• THE EXERCISE: Report the number of lines where the string "Apache" occurs, and write nothing else.
[start of DATA TO PROCESS]
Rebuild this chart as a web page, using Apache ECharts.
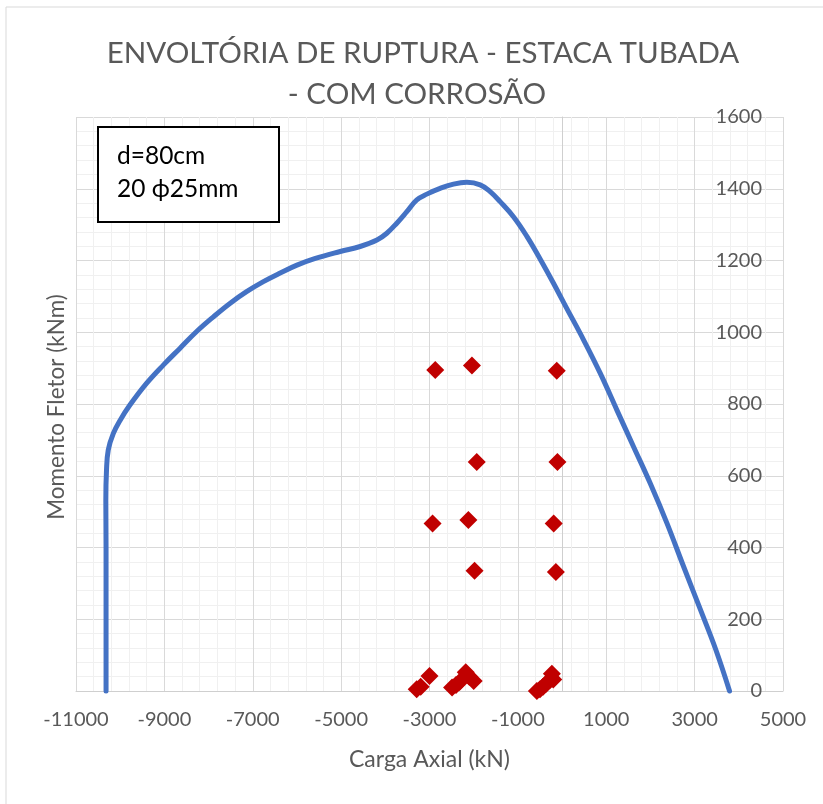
<!DOCTYPE html>
<html>
<head>
<meta charset="utf-8">
<script src="https://cdn.jsdelivr.net/npm/echarts@6/dist/echarts.min.js"></script>
<style>
  html, body { margin: 0; padding: 0; background: #fff; }
  #chart { width: 823px; height: 804px; }
</style>
</head>
<body>
<div id="chart"></div>
<script>
// Interaction envelope of the pile section (axial load vs bending moment)
const envelopeAxial = [
  -10320, -10320, -10320, -10325, -10310, -10270, -10155, -10000, -9780, -9400,
  -9020, -8650, -8270, -7890, -7510, -7140, -6760, -6380, -6000, -5600,
  -5020, -4570, -4190, -3966, -3740, -3513, -3287, -3060, -2760,
  -2457, -2155, -1853, -1627, -1401, -1100, -800, -500, -200, 100,
  486, 863, 1241, 1618, 1995, 2373, 2750, 3127, 3480, 3790
];
const envelopeMoment = [
  0, 200, 400, 530, 615, 672, 718, 755, 797, 858,
  909, 955, 1002, 1043, 1081, 1113, 1141, 1165, 1187, 1205,
  1225, 1239, 1257, 1276, 1304, 1336, 1369, 1385, 1401,
  1413, 1418, 1411, 1392, 1364, 1322, 1268, 1205, 1138, 1068,
  979, 886, 783, 681, 579, 468, 347, 228, 115, 0
];

// Load combinations acting on the piles
const loadAxial = [
  -2870, -2040, -120,
  -1930, -105,
  -2930, -2120, -190,
  -1980, -140,
  -3290, -3200, -3000,
  -2490, -2400, -2320, -2180, -2100, -2000,
  -570, -500, -430, -360, -280, -230, -200
];
const loadMoment = [
  895, 907, 893,
  638, 638,
  467, 477, 467,
  335, 332,
  5, 12, 42,
  10, 17, 25, 52, 40, 28,
  0, 5, 12, 20, 30, 48, 32
];

const titleLines = ['ENVOLTÓRIA DE RUPTURA - ESTACA TUBADA', '- COM CORROSÃO'];
const noteLines = ['d=80cm', '20 ϕ25mm'];
const xAxisTitle = 'Carga Axial (kN)';
const yAxisTitle = 'Momento Fletor (kNm)';

const FONT = 'Lato, "Open Sans", "DejaVu Sans", sans-serif';
const TEXT_GREY = '#595959';
const MAJOR_GRID = '#D9D9D9';
const MINOR_GRID = '#F0F0F0';

const envelopeData = envelopeAxial.map((x, i) => [x, envelopeMoment[i]]);
const loadData = loadAxial.map((x, i) => [x, loadMoment[i]]);

const plainNumber = v => String(v);

const chart = echarts.init(document.getElementById('chart'), null, { renderer: 'canvas' });

chart.setOption({
  backgroundColor: '#ffffff',
  animation: false,
  grid: { left: 76, right: 40, top: 117, bottom: 113, containLabel: false },
  xAxis: {
    type: 'value',
    min: -11000,
    max: 5000,
    interval: 2000,
    name: xAxisTitle,
    nameLocation: 'middle',
    nameGap: 57,
    nameTextStyle: { fontFamily: FONT, fontSize: 23, color: TEXT_GREY },
    axisLine: { show: true, lineStyle: { color: '#CFCFCF', width: 1 } },
    axisTick: { show: false },
    axisLabel: { fontFamily: FONT, fontSize: 20, color: TEXT_GREY, margin: 19, formatter: plainNumber },
    splitLine: { show: true, lineStyle: { color: MAJOR_GRID, width: 1 } },
    minorTick: { show: false, splitNumber: 5 },
    minorSplitLine: { show: true, lineStyle: { color: MINOR_GRID, width: 1 } }
  },
  yAxis: {
    type: 'value',
    position: 'right',
    min: 0,
    max: 1600,
    interval: 200,
    axisLine: { show: true, lineStyle: { color: '#CFCFCF', width: 1 } },
    axisTick: { show: false },
    axisLabel: { inside: true, fontFamily: FONT, fontSize: 20, color: TEXT_GREY, margin: 21, formatter: plainNumber },
    splitLine: { show: true, lineStyle: { color: MAJOR_GRID, width: 1 } },
    minorTick: { show: false, splitNumber: 5 },
    minorSplitLine: { show: true, lineStyle: { color: MINOR_GRID, width: 1 } }
  },
  series: [
    {
      name: 'Envoltória',
      type: 'line',
      data: envelopeData,
      smooth: 0.4,
      showSymbol: false,
      clip: false,
      lineStyle: { color: '#4472C4', width: 5, cap: 'round', join: 'round' },
      z: 3
    },
    {
      name: 'Solicitações',
      type: 'scatter',
      data: loadData,
      symbol: 'diamond',
      symbolSize: 18,
      clip: false,
      itemStyle: { color: '#C00000', opacity: 1 },
      z: 4
    }
  ],
  graphic: [
    {
      type: 'rect',
      silent: true,
      z: -10,
      shape: { x: 6, y: 7, width: 830, height: 810 },
      style: { fill: 'none', stroke: '#D9D9D9', lineWidth: 1 }
    },
    {
      type: 'text',
      x: 423, y: 53,
      style: {
        text: titleLines[0], fill: TEXT_GREY,
        font: '29.5px ' + FONT,
        textAlign: 'center', textVerticalAlign: 'middle', align: 'center', verticalAlign: 'middle'
      }
    },
    {
      type: 'text',
      x: 417, y: 94,
      style: {
        text: titleLines[1], fill: TEXT_GREY,
        font: '29.5px ' + FONT,
        textAlign: 'center', textVerticalAlign: 'middle', align: 'center', verticalAlign: 'middle'
      }
    },
    {
      type: 'text',
      x: 57, y: 407,
      rotation: Math.PI / 2,
      style: {
        text: yAxisTitle, fill: TEXT_GREY,
        font: '22.5px ' + FONT,
        textAlign: 'center', textVerticalAlign: 'middle', align: 'center', verticalAlign: 'middle'
      }
    },
    {
      type: 'rect',
      z: 10,
      shape: { x: 98, y: 127, width: 181, height: 95 },
      style: { fill: '#ffffff', stroke: '#000000', lineWidth: 2 }
    },
    {
      type: 'text',
      z: 11,
      x: 117, y: 156,
      style: {
        text: noteLines[0], fill: '#000000',
        font: '24.5px ' + FONT,
        textAlign: 'left', textVerticalAlign: 'middle', align: 'left', verticalAlign: 'middle'
      }
    },
    {
      type: 'text',
      z: 11,
      x: 117, y: 189,
      style: {
        text: noteLines[1], fill: '#000000',
        font: '24.5px ' + FONT,
        textAlign: 'left', textVerticalAlign: 'middle', align: 'left', verticalAlign: 'middle'
      }
    }
  ]
});
</script>
</body>
</html>
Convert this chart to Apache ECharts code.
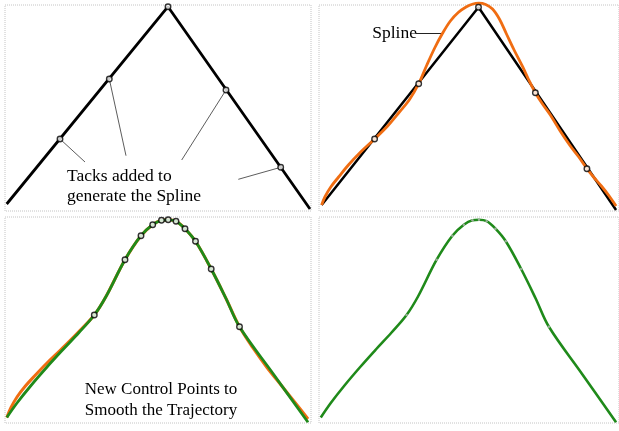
<!DOCTYPE html>
<html><head><meta charset="utf-8">
<script src="https://cdn.jsdelivr.net/npm/echarts@6/dist/echarts.min.js"></script>
<style>html,body{margin:0;padding:0;background:#fff}#c{width:619px;height:431px}</style>
</head><body><div id="c"></div>
<script>
// Diagram units per panel: x 0..306, y 0..206
const guideLine1 = [[1.7,7],[163,204.3],[305,2]];
const tacks1 = [[55,72],[104.3,132],[163,204.3],[221,121],[275.7,43.7]];
const guideLine2 = [[2.7,6],[162.7,203.7],[303,1]];
const tacks2 = [[56.7,72],[101.7,127.3],[162.7,203.7],[220.7,118.3],[273.3,42.3]];
const splineP2 = [[2.7,6],[6,14],[12,24],[20,34],[30,46],[42,58.5],[56.7,72],[70,85],[82,99],[92,111],[101.7,127.3],[110,146],[118,163],[126,177.7],[134,190],[142,198.5],[150,204],[157,207],[163,207.8],[170,206.5],[177,202],[184,192],[191,177.5],[199,161],[207.7,144.3],[214,131],[220.7,118.3],[228,107],[236,96],[246,80],[256,65.5],[265,54],[273.3,42.3],[280,34],[288,25],[296,15],[303,5]];
const ctrlPts = [[89.3,108],[120,163.3],[136,187.3],[147.7,198.3],[156.5,202.7],[163.2,203.2],[171,201.8],[180,194.3],[190.5,181.7],[206.2,154],[234.5,96.2]];
const smoothTraj = [[1.8,5.5],[12,20],[26,37.5],[42,56],[58,73.5],[74,90.5],[89.3,108],[101,126.5],[120,163.3],[136,187.3],[147.7,198.3],[156.5,202.7],[163.2,203.2],[171,201.8],[180,194.3],[190.5,181.7],[206.2,154],[221,124.5],[234.5,96.2],[268,49.5],[303,0.8]];
const splineP3 = [[1.8,5.5],[6,15.5],[12,26],[20,36.5],[30,47.5],[42,60],[56,73.5],[72,89.5],[89.3,108],[101,126.5],[120,163.3],[136,187.3],[147.7,198.3],[156.5,202.7],[163.2,203.2],[171,201.8],[180,194.3],[190.5,181.7],[206.2,154],[221,124.5],[234.5,96.2],[248,75],[262,55.5],[276,38],[288,23],[296,13],[303,4]];
const leaders1 = [[[55,72],[80,49]],[[104.3,132],[121,55.3]],[[221,121],[176.7,51]],[[275.7,43.7],[233.3,31.7]]];
const splineLeader = [[99,177.5],[126,177.5]];
const textTacks = ['Tacks added to','generate the Spline'];
const textSpline = 'Spline';
const textCtrl = ['New Control Points to','Smooth the Trajectory'];

const ORANGE = '#f06d12', GREEN = '#1f8a1a';
const SERIF = '"Liberation Serif", "Times New Roman", serif';
const panels = [
  {left:5, top:5}, {left:319, top:5}, {left:5, top:217}, {left:319, top:217}
];
const grid = panels.map(p => ({left:p.left, top:p.top, width:306, height:206, show:true,
  backgroundColor:'transparent', borderColor:'#c4c4c4', borderWidth:1, borderType:'dotted'}));
const xAxis = panels.map((p,i) => ({type:'value', gridIndex:i, min:0, max:306, show:false}));
const yAxis = panels.map((p,i) => ({type:'value', gridIndex:i, min:0, max:206, show:false}));

function line(i, data, color, width, smooth, z, extra) {
  return Object.assign({type:'line', xAxisIndex:i, yAxisIndex:i, data, showSymbol:false, symbol:'none',
    smooth: smooth || false, clip:false, z: z || 2, silent:true,
    lineStyle:{color, width}}, extra || {});
}
function marks(i, data, size, style, z) {
  return {type:'scatter', xAxisIndex:i, yAxisIndex:i, data, symbol:'circle', symbolSize:size,
    itemStyle:style, z: z || 10, silent:true};
}
const hollow = {color:'#fff', borderColor:'#000', borderWidth:1.4};
const series = [];
// Panel 1
leaders1.forEach(seg => series.push(line(0, seg, '#4a4a4a', 0.9, false, 1)));
series.push(line(0, guideLine1, '#000', 2.8, false, 3));
series.push(marks(0, tacks1, 5.5, hollow));
// Panel 2
series.push(line(1, splineLeader, '#222', 1, false, 1));
series.push(line(1, guideLine2, '#000', 2.5, false, 3));
series.push(line(1, splineP2, ORANGE, 2.8, 0.35, 4));
series.push(marks(1, tacks2, 5.5, hollow));
// Panel 3
series.push(line(2, splineP3, ORANGE, 3, 0.35, 3));
series.push(line(2, smoothTraj, GREEN, 2.8, 0.35, 4));
series.push(marks(2, ctrlPts, 5.5, hollow));
// Panel 4
series.push(line(3, smoothTraj, GREEN, 2.6, 0.35, 4));
series.push(marks(3, ctrlPts, 2.5, {color:'#b8b8b8'}));

const txt = (x, y, text, size, align) => ({type:'text', x, y, silent:true, z:100,
  style:{text, fill:'#000', font: size + 'px ' + SERIF, align: align, verticalAlign:'middle'}});
const chart = echarts.init(document.getElementById('c'), null, {renderer:'canvas'});
chart.setOption({
  animation:false, backgroundColor:'#fff', grid, xAxis, yAxis, series,
  graphic:[
    txt(67, 176, textTacks[0], 17.5, 'left'),
    txt(67, 196, textTacks[1], 17.5, 'left'),
    txt(417, 33, textSpline, 17.5, 'right'),
    txt(161, 390, textCtrl[0], 17, 'center'),
    txt(161, 411, textCtrl[1], 17, 'center')
  ]
});
</script></body></html>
[end of DATA TO PROCESS]
• COMPLETED EXERCISE: 2